• Required work: From the listing below, select every line where the word "this" appears.

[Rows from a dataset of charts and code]
— begin —

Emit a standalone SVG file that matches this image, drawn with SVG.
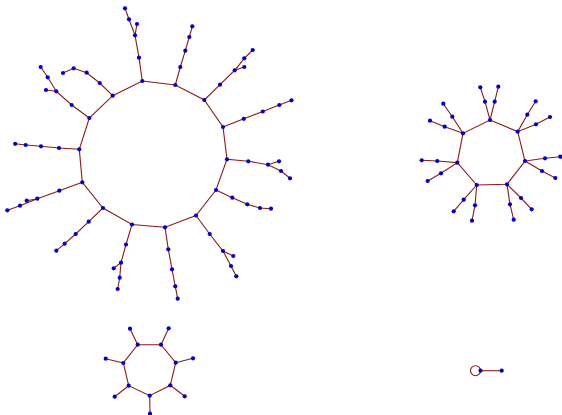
<svg xmlns="http://www.w3.org/2000/svg" width="562" height="415" viewBox="0 0 562 415">
<style>
.e{stroke:#8b1a1a;stroke-width:1.1;fill:none}
.n{fill:#0000c8;stroke:none}
</style>
<defs><circle id="d" r="2.1"/></defs>
<rect width="562" height="415" fill="#fff"/>
<g id="connectors" class="e">
<polygon points="142.3,81 175.3,85 204.3,100 223,127 227,159.3 216,190 196,215.5 165,227.3 132,224.5 103,208 82.3,182.3 79.3,149.3 89.3,118 112.7,95.7"/>
<polyline points="142.3,81 139,57.7 135,35.3 137,24"/><polyline points="135,35.3 129,19.3 125,8.3"/>
<polyline points="175.3,85 180.3,67 185.3,50.7 189.3,37 192.3,26.3"/>
<polyline points="204.3,100 220,84.7 234.7,70.3 244.3,67"/><polyline points="234.7,70.3 244.3,58.3 252.7,50"/>
<polyline points="223,127 243.8,118.8 262.8,111.5 279.3,105 291.5,100.3"/>
<polyline points="227,159.3 248.3,161.3 268,164.7 279,161.3"/><polyline points="268,164.7 281,171 290,178.3"/>
<polyline points="216,190 232.3,197.7 247.3,204.3 260,208 271,208.7"/>
<polyline points="196,215.5 209.7,234 223,251 233.3,256"/><polyline points="223,251 231,266 236.3,276.3"/>
<polyline points="165,227.3 168.3,249.3 172,269.3 175.3,286.3 177.7,298.7"/>
<polyline points="132,224.5 126,244.5 121,262.7 113.7,268.3"/><polyline points="121,262.7 119.7,277.7 117.7,289"/>
<polyline points="103,208 88.7,221.7 75.7,234 64.7,243.7 56.3,250.7"/>
<polyline points="82.3,182.3 59.3,190.7 37.3,198.7 26.7,200.7"/><polyline points="37.3,198.7 20,205.7 7.3,210.3"/>
<polyline points="79.3,149.3 59,148 41,146.3 25.7,145 15.2,143.8"/>
<polyline points="89.3,118 71.7,105 56.3,91.3 46,90"/><polyline points="56.3,91.3 47.7,77.3 40.7,67"/>
<polyline points="112.7,95.7 99.7,83 86.7,72.7 73.7,68.3 63,73"/>
<polygon points="490,120 517.7,131.7 525,161 507,184.3 476.7,185 457.3,162.7 463,133.3"/>
<polyline points="480.3,87.3 485,101.7 490,120 494.7,101.7 498.3,86.7"/>
<polyline points="535.7,101.3 527.3,114.7 517.7,131.7 536,124.3 550,117"/>
<polyline points="560.3,156.7 545,158.3 525,161 542,171 555.3,178"/>
<polyline points="531.7,209.3 521,198 507,184.3 510,204.3 513.7,219.7"/>
<polyline points="472,220.7 475,205.3 476.7,185 463.7,199.7 453.7,211.3"/>
<polyline points="427.7,181 441,173.3 457.3,162.7 437.3,161 421.7,160.3"/>
<polyline points="430,120.7 444.7,126.7 463,133.3 452.3,116.7 443.3,103.7"/>
<polygon points="137.7,344.7 161,344.7 175.7,362.7 170.3,385.3 149.7,395.7 128.7,385.7 123.3,363"/>
<line x1="137.7" y1="344.7" x2="130" y2="328.7"/><line x1="161" y1="344.7" x2="168.7" y2="328.3"/>
<line x1="175.7" y1="362.7" x2="193" y2="358.3"/><line x1="170.3" y1="385.3" x2="184.7" y2="396.3"/>
<line x1="149.7" y1="395.7" x2="150" y2="413.7"/><line x1="128.7" y1="385.7" x2="114.7" y2="396.7"/>
<line x1="123.3" y1="363" x2="105.7" y2="358.7"/>
<circle cx="475.5" cy="370.7" r="5"/>
<line x1="480.5" y1="370.7" x2="501.7" y2="370.7"/>
</g>
<g class="n">
<g id="r1"><use href="#d" x="142.3" y="81"/></g>
<g id="r2"><use href="#d" x="175.3" y="85"/></g>
<g id="r3"><use href="#d" x="204.3" y="100"/></g>
<g id="r4"><use href="#d" x="223" y="127"/></g>
<g id="r5"><use href="#d" x="227" y="159.3"/></g>
<g id="r6"><use href="#d" x="216" y="190"/></g>
<g id="r7"><use href="#d" x="196" y="215.5"/></g>
<g id="r8"><use href="#d" x="165" y="227.3"/></g>
<g id="r9"><use href="#d" x="132" y="224.5"/></g>
<g id="r10"><use href="#d" x="103" y="208"/></g>
<g id="r11"><use href="#d" x="82.3" y="182.3"/></g>
<g id="r12"><use href="#d" x="79.3" y="149.3"/></g>
<g id="r13"><use href="#d" x="89.3" y="118"/></g>
<g id="r14"><use href="#d" x="112.7" y="95.7"/></g>
<g id="a1"><use href="#d" x="139" y="57.7"/></g><g id="a2"><use href="#d" x="135" y="35.3"/></g><g id="a3"><use href="#d" x="137" y="24"/></g><g id="a4"><use href="#d" x="129" y="19.3"/></g><g id="a5"><use href="#d" x="125" y="8.3"/></g>
<g id="b1"><use href="#d" x="180.3" y="67"/></g><g id="b2"><use href="#d" x="185.3" y="50.7"/></g><g id="b3"><use href="#d" x="189.3" y="37"/></g><g id="b4"><use href="#d" x="192.3" y="26.3"/></g>
<g id="c1"><use href="#d" x="220" y="84.7"/></g><g id="c2"><use href="#d" x="234.7" y="70.3"/></g><g id="c3"><use href="#d" x="244.3" y="67"/></g><g id="c4"><use href="#d" x="244.3" y="58.3"/></g><g id="c5"><use href="#d" x="252.7" y="50"/></g>
<g id="d1"><use href="#d" x="243.8" y="118.8"/></g><g id="d2"><use href="#d" x="262.8" y="111.5"/></g><g id="d3"><use href="#d" x="279.3" y="105"/></g><g id="d4"><use href="#d" x="291.5" y="100.3"/></g>
<g id="e1"><use href="#d" x="248.3" y="161.3"/></g><g id="e2"><use href="#d" x="268" y="164.7"/></g><g id="e3"><use href="#d" x="279" y="161.3"/></g><g id="e4"><use href="#d" x="281" y="171"/></g><g id="e5"><use href="#d" x="290" y="178.3"/></g>
<g id="f1"><use href="#d" x="232.3" y="197.7"/></g><g id="f2"><use href="#d" x="247.3" y="204.3"/></g><g id="f3"><use href="#d" x="260" y="208"/></g><g id="f4"><use href="#d" x="271" y="208.7"/></g>
<g id="g1"><use href="#d" x="209.7" y="234"/></g><g id="g2"><use href="#d" x="223" y="251"/></g><g id="g3"><use href="#d" x="233.3" y="256"/></g><g id="g4"><use href="#d" x="231" y="266"/></g><g id="g5"><use href="#d" x="236.3" y="276.3"/></g>
<g id="h1"><use href="#d" x="168.3" y="249.3"/></g><g id="h2"><use href="#d" x="172" y="269.3"/></g><g id="h3"><use href="#d" x="175.3" y="286.3"/></g><g id="h4"><use href="#d" x="177.7" y="298.7"/></g>
<g id="i1"><use href="#d" x="126" y="244.5"/></g><g id="i2"><use href="#d" x="121" y="262.7"/></g><g id="i3"><use href="#d" x="113.7" y="268.3"/></g><g id="i4"><use href="#d" x="119.7" y="277.7"/></g><g id="i5"><use href="#d" x="117.7" y="289"/></g>
<g id="j1"><use href="#d" x="88.7" y="221.7"/></g><g id="j2"><use href="#d" x="75.7" y="234"/></g><g id="j3"><use href="#d" x="64.7" y="243.7"/></g><g id="j4"><use href="#d" x="56.3" y="250.7"/></g>
<g id="k1"><use href="#d" x="59.3" y="190.7"/></g><g id="k2"><use href="#d" x="37.3" y="198.7"/></g><g id="k3"><use href="#d" x="26.7" y="200.7"/></g><g id="k4"><use href="#d" x="20" y="205.7"/></g><g id="k5"><use href="#d" x="7.3" y="210.3"/></g>
<g id="l1"><use href="#d" x="59" y="148"/></g><g id="l2"><use href="#d" x="41" y="146.3"/></g><g id="l3"><use href="#d" x="25.7" y="145"/></g><g id="l4"><use href="#d" x="15.2" y="143.8"/></g>
<g id="m1"><use href="#d" x="71.7" y="105"/></g><g id="m2"><use href="#d" x="56.3" y="91.3"/></g><g id="m3"><use href="#d" x="46" y="90"/></g><g id="m4"><use href="#d" x="47.7" y="77.3"/></g><g id="m5"><use href="#d" x="40.7" y="67"/></g>
<g id="o1"><use href="#d" x="99.7" y="83"/></g><g id="o2"><use href="#d" x="86.7" y="72.7"/></g><g id="o3"><use href="#d" x="73.7" y="68.3"/></g><g id="o4"><use href="#d" x="63" y="73"/></g>
<g id="p1"><use href="#d" x="490" y="120"/></g><g id="p2"><use href="#d" x="517.7" y="131.7"/></g><g id="p3"><use href="#d" x="525" y="161"/></g><g id="p4"><use href="#d" x="507" y="184.3"/></g><g id="p5"><use href="#d" x="476.7" y="185"/></g><g id="p6"><use href="#d" x="457.3" y="162.7"/></g><g id="p7"><use href="#d" x="463" y="133.3"/></g>
<g id="q1"><use href="#d" x="485" y="101.7"/></g><g id="q2"><use href="#d" x="480.3" y="87.3"/></g><g id="q3"><use href="#d" x="494.7" y="101.7"/></g><g id="q4"><use href="#d" x="498.3" y="86.7"/></g>
<g id="q5"><use href="#d" x="527.3" y="114.7"/></g><g id="q6"><use href="#d" x="535.7" y="101.3"/></g><g id="q7"><use href="#d" x="536" y="124.3"/></g><g id="q8"><use href="#d" x="550" y="117"/></g>
<g id="q9"><use href="#d" x="545" y="158.3"/></g><g id="q10"><use href="#d" x="560.3" y="156.7"/></g><g id="q11"><use href="#d" x="542" y="171"/></g><g id="q12"><use href="#d" x="555.3" y="178"/></g>
<g id="q13"><use href="#d" x="521" y="198"/></g><g id="q14"><use href="#d" x="531.7" y="209.3"/></g><g id="q15"><use href="#d" x="510" y="204.3"/></g><g id="q16"><use href="#d" x="513.7" y="219.7"/></g>
<g id="q17"><use href="#d" x="475" y="205.3"/></g><g id="q18"><use href="#d" x="472" y="220.7"/></g><g id="q19"><use href="#d" x="463.7" y="199.7"/></g><g id="q20"><use href="#d" x="453.7" y="211.3"/></g>
<g id="q21"><use href="#d" x="441" y="173.3"/></g><g id="q22"><use href="#d" x="427.7" y="181"/></g><g id="q23"><use href="#d" x="437.3" y="161"/></g><g id="q24"><use href="#d" x="421.7" y="160.3"/></g>
<g id="q25"><use href="#d" x="444.7" y="126.7"/></g><g id="q26"><use href="#d" x="430" y="120.7"/></g><g id="q27"><use href="#d" x="452.3" y="116.7"/></g><g id="q28"><use href="#d" x="443.3" y="103.7"/></g>
<g id="s1"><use href="#d" x="137.7" y="344.7"/></g><g id="s2"><use href="#d" x="161" y="344.7"/></g><g id="s3"><use href="#d" x="175.7" y="362.7"/></g><g id="s4"><use href="#d" x="170.3" y="385.3"/></g><g id="s5"><use href="#d" x="149.7" y="395.7"/></g><g id="s6"><use href="#d" x="128.7" y="385.7"/></g><g id="s7"><use href="#d" x="123.3" y="363"/></g>
<g id="t1"><use href="#d" x="130" y="328.7"/></g><g id="t2"><use href="#d" x="168.7" y="328.3"/></g><g id="t3"><use href="#d" x="193" y="358.3"/></g><g id="t4"><use href="#d" x="184.7" y="396.3"/></g><g id="t5"><use href="#d" x="150" y="413.7"/></g><g id="t6"><use href="#d" x="114.7" y="396.7"/></g><g id="t7"><use href="#d" x="105.7" y="358.7"/></g>
<g id="u1"><use href="#d" x="480.5" y="370.7"/></g><g id="u2"><use href="#d" x="501.7" y="370.7"/></g>
</g>
</svg>
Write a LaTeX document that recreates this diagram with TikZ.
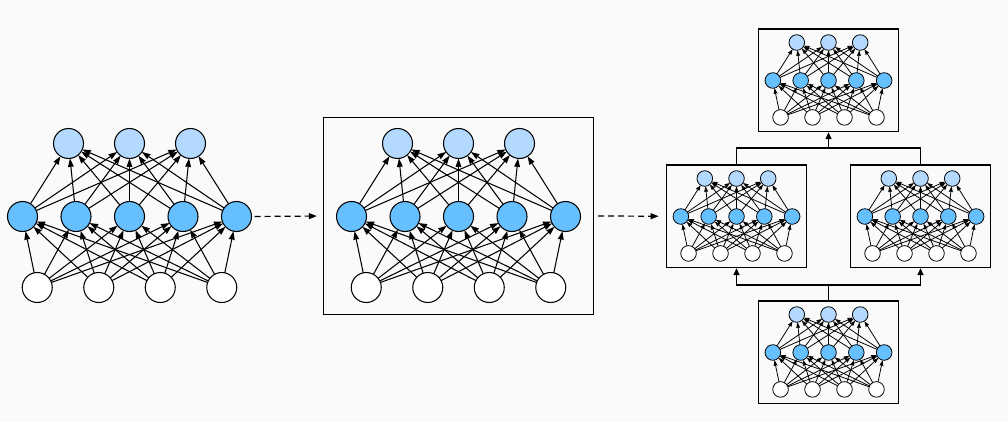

— end —

• Written reply:
Emit a standalone SVG file that matches this image, drawn with SVG.
Write a LaTeX document that recreates this diagram with TikZ.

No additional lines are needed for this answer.